Il senatore di Italia Viva si è detto su Facebook molto soddisfatto. «Il Senato – ha detto- oggi si è espresso con una maggioranza schiacciante perché anche i Pm fiorentini rispettino la legge e la Costituzione. Una bella giornata».

A votare a favore è stata anche la Lega di Matteo Salvini. Secondo il senatore Emanuele Pellegrini «per esercitare degnamente la funzione legislativa va rispettata la Costituzione. Lo dobbiamo fare noi in primo luogo, ma anche tutti i poteri dello Stato. Va tutelata la libertà della magistratura, ma anche la libertà della politica: ci sono equilibri che vanno mantenuti». Quindi il chiarimento che non si tratta di un voto a favore di Renzi, ma «della libertà democratica di questo Paese».
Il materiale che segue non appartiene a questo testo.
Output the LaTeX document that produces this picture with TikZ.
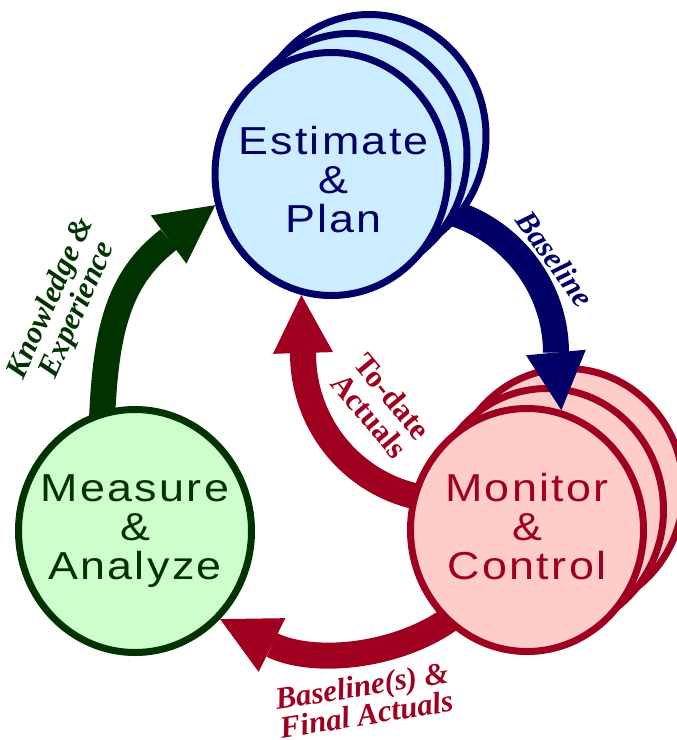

D'accordo anche il Partito Democratico, mentre il Movimento 5 stelle ha votato contro, rimanendo sulla posizione degli ultimi mesi. Secondo il leader grillino Giuseppe Conte, si è trattato di un voto non contro Renzi, quale singolo senatore, «ma perché difendiamo valori e principi del M5s. Non ci sono requisiti per chiedere un conflitto di attribuzione».

Le accuse della procura di Firenze al "giglio magico"

La procura di Firenze ha chiuso le indagini per il caso Open lo scorso ottobre. Quindi all'inizio di questo mese è arrivata la richiesta di rinvio a giudizio per diversi protagonisti della vicenda, con l'udienza preliminare che si terrà il prossimo 4 aprile.

Nel registro degli indagati ci sono undici persone. Oltre a Renzi anche due deputati del suo ex "giglio magico": Maria Elena Boschi e Luca Lotti. Quindi Alberto Bianchi (l'ex presidente della Fondazione) e Marco Carrai (imprenditore). Oltre a loro, l'avviso di conclusione delle indagini è stato inviato anche a quattro società. I reati ipotizzati sono: finanziamento illecito ai partiti, corruzione, riciclaggio e traffico di influenze. Per l'accusa gli esponenti politici coinvolti avrebbero ricevuto 3 milioni di mezzo di euro tra il 2014 e il 2018 per il sostentamento della propria attività politica.

Per l'accusa, quindi, la fondazione, attiva in quegli anni, operava come un partito, ma senza rispettare le norme sui finanziamenti a quest'ultimi. Open era nata sicuramente per sostenere alcune attività politiche tra cui la Leopolda e l'ascesa di Renzi da leader del PD a premier. Sotto la lente dei magistrati ci sono circa 7 milioni di euro raccolti. In particolare poi l'ex ministro Luca Lotti, secondo l'accusa, avrebbe favorito con interventi normativi alcune società finanziate da Open, come la Toto costruzioni e la British American Tobacco.